先日、産業医の先生の勉強会に参加しました。
具体的な事例を踏まえた検討など、弁護士としても大変刺激になりました。
いくつか弁護士としての見解も述べさせていただきました。
特に、エンゲージメント(企業と従業員との愛着心)とストレスの分析は勉強になりました。
一方で、エンゲージメントについては「アンケート方式」で回答を得るため、日本では諸外国に比べて比較的低めになってしまうという指摘はなるほどと思いました(「職場に貢献できていますか」という質問に対して、「私は貢献しています!!」と答えにくいですよね。)。
裁判所は、勤務が原因で精神疾患になったことが疑われる場合、直前の勤務時間を分析するという手法になりがちです。
確かに、勤務時間という客観的な指標を重視したい気持ちは理解できるのですが、年齢、職歴、エンゲージメント、ストレス耐性などといった点を総合考慮すべきなのではないでしょうか。
用語解説
産業医
事業場において、その事業場に勤務する労働者の健康管理等のために、必要な助言や指導、勧告を行う医師です。
産業医は、労働安全衛生規則という厚生労働省令が定める要件を備えたかたである必要があります。

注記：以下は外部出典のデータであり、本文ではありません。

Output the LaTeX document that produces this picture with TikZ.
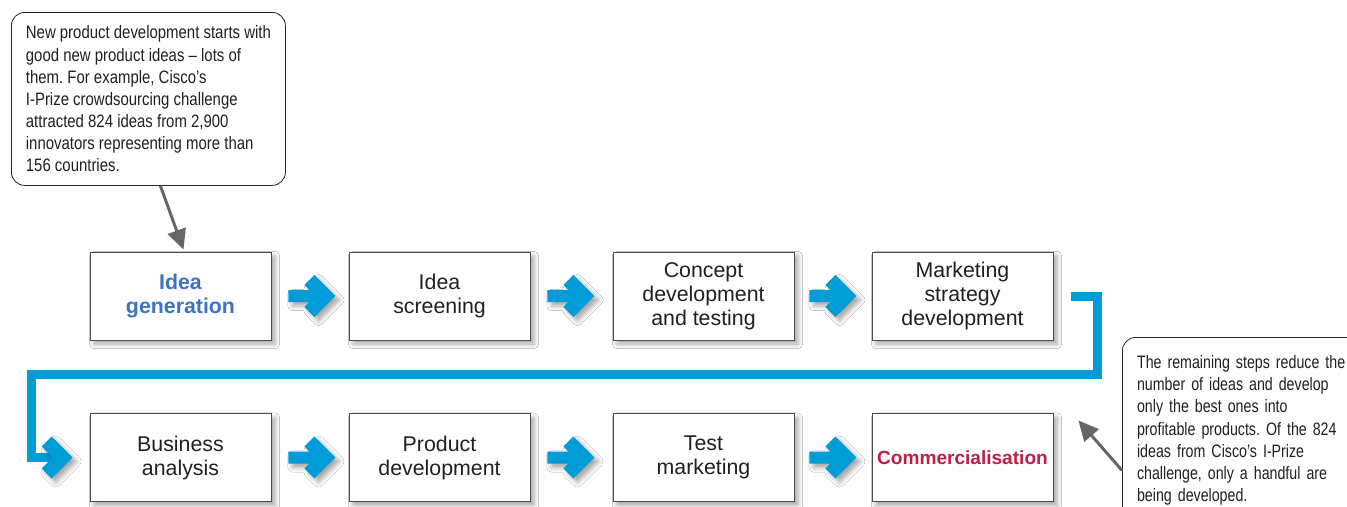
\documentclass[tikz,border=0pt]{standalone}
\usepackage{fontspec}
\setmainfont{Liberation Sans}
\newfontfamily\condfont[FakeStretch=0.83]{Liberation Sans}
\newfontfamily\condnarrow[FakeStretch=0.79]{Liberation Sans}
\usetikzlibrary{arrows.meta,calc,shadows.blur}
\definecolor{flowblue}{RGB}{0,156,216}
\definecolor{pointgray}{RGB}{100,101,104}
\definecolor{ideablue}{RGB}{59,116,194}
\definecolor{commred}{RGB}{190,30,72}
\definecolor{boxtext}{RGB}{35,31,32}
\frenchspacing
\tikzset{
  softshadow/.style={blur shadow={shadow xshift=3pt, shadow yshift=-3pt, shadow blur radius=3.5pt, shadow opacity=35}},
  flowtip/.style={fill=flowblue, softshadow},
  stagebox/.style={draw=black!70, line width=0.7pt, fill=white, minimum width=135.75pt, minimum height=66pt,
    align=center, text=boxtext, font=\fontsize{16}{18}\selectfont, softshadow},
  note/.style={draw=black!85, line width=0.6pt, rounded corners=10pt, fill=white, align=left,
    text=boxtext, font=\condfont\fontsize{13.5}{16.6}\selectfont},
  pointer/.style={draw=pointgray, line width=2.2pt, -{Triangle[length=15pt, width=14pt]}},
  link/.style={draw=flowblue, line width=6.75pt,
    preaction={draw=black!15, transform canvas={xshift=2.5pt, yshift=-2.5pt}}}
}
% chevron arrow, starting at the given point
\newcommand\chev[1]{\fill[flowtip] (#1) ++(0,-6) -- ++(21,0) -- ++(-5,-5) -- ++(10,-10) -- ++(21,21)
  -- ++(-21,21) -- ++(-10,-10) -- ++(5,-5) -- ++(-21,0) -- cycle;}
% chevron head only, tip at the given point
\newcommand\chevhead[1]{\fill[flowtip] (#1) ++(-31,-11) -- ++(10,-10) -- ++(21,21) -- ++(-21,21)
  -- ++(-10,-10) -- ++(11,-11) -- cycle;}
\begin{document}
\begin{tikzpicture}[x=0.75pt, y=-0.75pt]
  \clip (0,0) rectangle (1347,507);
  \fill[white] (0,0) rectangle (1347,507);

  \node[stagebox] (idea) at (180.5,296) {\textcolor{ideablue}{\textbf{Idea}}\\\textcolor{ideablue}{\textbf{generation}}};
  \node[stagebox] (screen) at (439.5,296) {Idea\\screening};
  \node[stagebox] (concept) at (703.5,296) {Concept\\development\\and testing};
  \node[stagebox] (strategy) at (962.5,296) {Marketing\\strategy\\development};
  \node[stagebox] (business) at (180.5,457.5) {Business\\analysis};
  \node[stagebox] (product) at (439.5,457.5) {Product\\development};
  \node[stagebox] (testmkt) at (703.5,457.5) {Test\\marketing};
  \node[stagebox, font=\fontsize{14.3}{17}\selectfont] (commerc) at (962.5,457.5) {\textcolor{commred}{\textbf{Commercialisation}}};

  \chev{$(idea.east)+(17,0)$}
  \chev{$(screen.east)+(17,0)$}
  \chev{$(concept.east)+(15,0)$}
  \chev{$(business.east)+(17,0)$}
  \chev{$(product.east)+(17,0)$}
  \chev{$(testmkt.east)+(15,0)$}

  \draw[link] ($(strategy.east)+(18,0)$) -- (1097,296) -- (1097,374) -- (31,374) -- (31,457.5)
    -- ($(business.west)+(-36,0)$);
  \chevhead{$(business.west)+(-17,0)$}

  \node[note, minimum width=205.5pt, minimum height=129.75pt, anchor=north west] (notetop) at (11,12)
    {New product development starts with\\good new product ideas – lots of\\them. For example, Cisco’s\\I-Prize crowdsourcing challenge\\attracted 824 ideas from 2,900\\innovators representing more than\\156 countries.};
  \node[note, font=\condnarrow\fontsize{13.5}{16.6}\selectfont, text width=180pt, inner xsep=11pt,
    minimum height=139.5pt, anchor=north west] (noteright) at (1122,337)
    {The remaining steps reduce the\\number of ideas and develop\\only the best ones into\\profitable products. Of the 824\\ideas from Cisco’s I-Prize\\challenge, only a handful are\\being developed.};

  \draw[pointer] ($(notetop.south)+(12,0)$) -- ($(idea.north)+(3,-2)$);
  \draw[pointer] ($(noteright.west)+(0,40)$) -- ($(commerc.east)+(25,-37)$);
\end{tikzpicture}
\end{document}
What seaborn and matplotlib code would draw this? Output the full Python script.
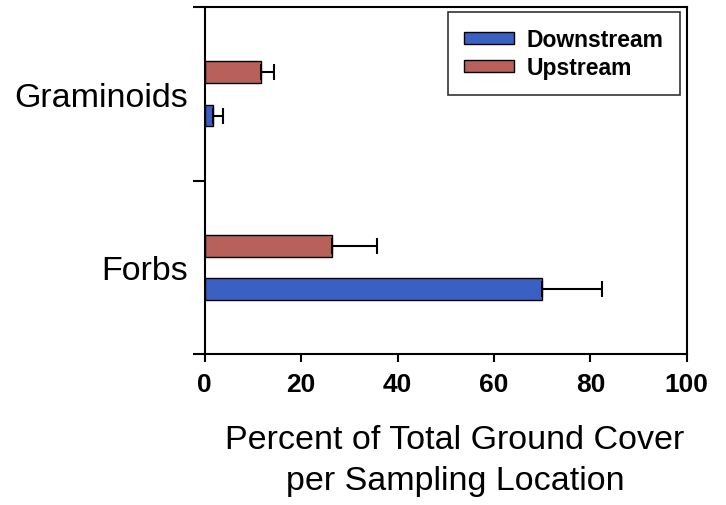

医師免許をもつかたが誰でもなれるわけではありません。
事業場に勤務する労働者の人数規模や従事する業務によって、産業医を選任する義務があったりなかったりするほか、産業医を選任する義務がある場合でも、嘱託産業医(非常勤)でもよかったり専属産業医でなければならなかったりします。
専属産業医の勤務日数は特に決められていませんが、基本的に週に4日程度常勤することが目安です。

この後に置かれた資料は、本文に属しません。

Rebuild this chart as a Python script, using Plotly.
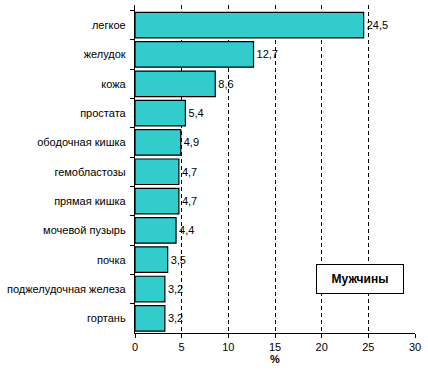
import plotly.graph_objects as go

categories = ["легкое", "желудок", "кожа", "простата", "ободочная кишка",
              "гемобластозы", "прямая кишка", "мочевой пузырь", "почка",
              "поджелудочная железа", "гортань"]
values = [24.5, 12.7, 8.6, 5.4, 4.9, 4.7, 4.7, 4.4, 3.5, 3.2, 3.2]
x_ticks = [0, 5, 10, 15, 20, 25, 30]
grid_vals = [5, 10, 15, 20, 25]
legend_text = "Мужчины"
x_title = "%"

labels = [f"{v:.1f}".replace(".", ",") for v in values]
FONT = "Arial, Liberation Sans, sans-serif"

fig = go.Figure()
fig.add_trace(go.Bar(
    x=values, y=categories, orientation="h",
    marker=dict(color="#33CCCC", line=dict(color="black", width=1.2)),
    width=0.87,
    text=labels, textposition="outside", cliponaxis=False,
    textfont=dict(family=FONT, size=11, color="black"),
    xaxis="x", yaxis="y",
))
fig.add_trace(go.Scatter(x=[0], y=[categories[0]], mode="markers",
                         marker=dict(opacity=0), xaxis="x2", yaxis="y",
                         showlegend=False, hoverinfo="skip"))

fig.update_layout(
    width=428, height=376,
    margin=dict(l=135, r=13, t=5, b=43),
    paper_bgcolor="white", plot_bgcolor="white",
    showlegend=False,
    font=dict(family=FONT, size=11, color="black"),
    xaxis=dict(range=[0, 30], tickvals=x_ticks, showgrid=False,
               showline=True, linecolor="black", linewidth=1,
               ticks="outside", ticklen=4, tickcolor="black",
               zeroline=False,
               title=dict(text="<b>" + x_title + "</b>", font=dict(size=11), standoff=0)),
    xaxis2=dict(range=[0, 30], overlaying="x", tickvals=grid_vals,
                showgrid=True, griddash="4px,3px", gridcolor="black", gridwidth=1,
                showticklabels=False, ticks="", showline=False, zeroline=False),
    yaxis=dict(type="category", autorange="reversed",
               showline=True, linecolor="black", linewidth=1,
               ticks="outside", ticklen=4, tickcolor="black",
               tickson="boundaries", showgrid=False, ticksuffix="  ",
               tickfont=dict(size=11)),
)

fig.add_annotation(
    xref="paper", yref="paper", x=0.804, y=0.165,
    xanchor="center", yanchor="middle",
    text="<b>" + legend_text + "</b>", showarrow=False,
    font=dict(family=FONT, size=12, color="black"),
    bgcolor="white", bordercolor="black", borderwidth=1,
    width=84, height=26,
)

fig.write_html("out.html")
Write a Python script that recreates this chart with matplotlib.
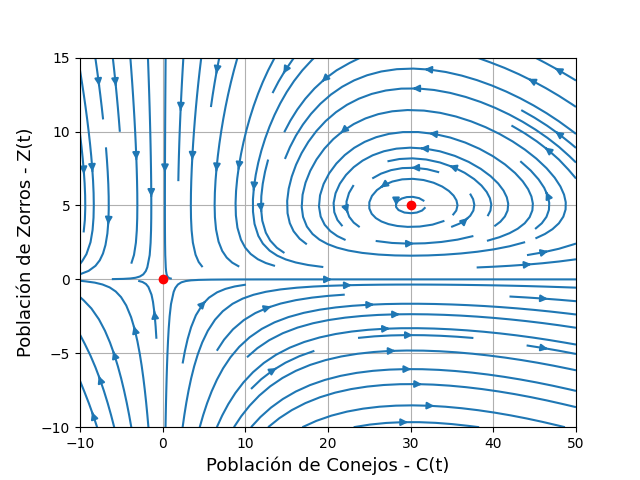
import numpy as np
import matplotlib
matplotlib.use("Agg")
import matplotlib.pyplot as plt

# Lotka-Volterra parameters
alpha = 0.1
beta = 0.02
gamma = 0.33
delta = 0.011
equilibria_c = [0, 30]
equilibria_z = [0, 5]

c = np.linspace(-10, 50, 200)
z = np.linspace(-10, 15, 200)
C, Z = np.meshgrid(c, z)
dC = alpha * C - beta * C * Z
dZ = -gamma * Z + delta * C * Z

fig, ax = plt.subplots(figsize=(6.4, 4.8), dpi=100)
ax.streamplot(C, Z, dC, dZ, color='#1f77b4', linewidth=1.5, density=1)
ax.plot(equilibria_c, equilibria_z, 'o', color='red')
ax.set_xlim(-10, 50)
ax.set_ylim(-10, 15)
ax.set_xlabel('Población de Conejos - C(t)', fontsize=13)
ax.set_ylabel('Población de Zorros - Z(t)', fontsize=13)
ax.grid(True)
fig.savefig('out.png')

産業医の業務として、たとえば次のようなものが挙げられます。業務内容において嘱託産業医と専属産業医に違いはありません。
- 健康診断の結果チェック及び事後の指導、就業判定
- ストレスチェック制度に基づく高ストレス者の面接・指導
- 休業者に対する復職の可否の意見
- 就業上の配慮に関する判断をし、指導や勧告を行うこと(作用環境等により従業員に健康被害が発生するリスク判定等)
- 長時間労働者への面接
- 衛生委員会への参加(勤務する労働者が常時50名以上の事業場においては、衛生委員会を設置しなければなりません。)
- 原則1か月に1回の(要件を満たしたときは2か月に1回の)職場巡視
患者の治療を行うわけではないというのが大きな特徴といえます。
古い資料ですが、産業医を選任する義務のある事業場のうち実際に産業医を選任している事業場の割合は約87%という状況である統計が示されています。
エンゲージメント
エンゲージメント(engagement)とは、本来は「婚約」「誓約」「約束」「契約」などの意味を持つ英単語ですが、「深いつながりをもった関係性」という意味から、企業活動においては、会社と従業員との間に確固たる信頼関係が構築されていることを意味します。
例えば、「社内におけるエンゲージメントの向上」は、「従業員が会社に対しての愛着や貢献の意志をより深めること」ということを意味します。
従業員のエンゲージメントを向上させる主な要素として、以下の点が指摘されています。
①働きやすさ
社内や取引先との人間関係がが良好に保たれ、従業員がその職場が自分に合っていると感じられること
②仕事のやりがい
従業員が業務を行うにあたって「こうありたい」と感じる理想が達成されている
③会社のビジョンへの共感
会社が目指すビジョンや社風などに従業員が共感できていること
こうした要素を満たして従業員のエンゲージメントを向上させることは、長期的には会社に貢献意識の高い従業員を育て、離職の防止にも繋がります。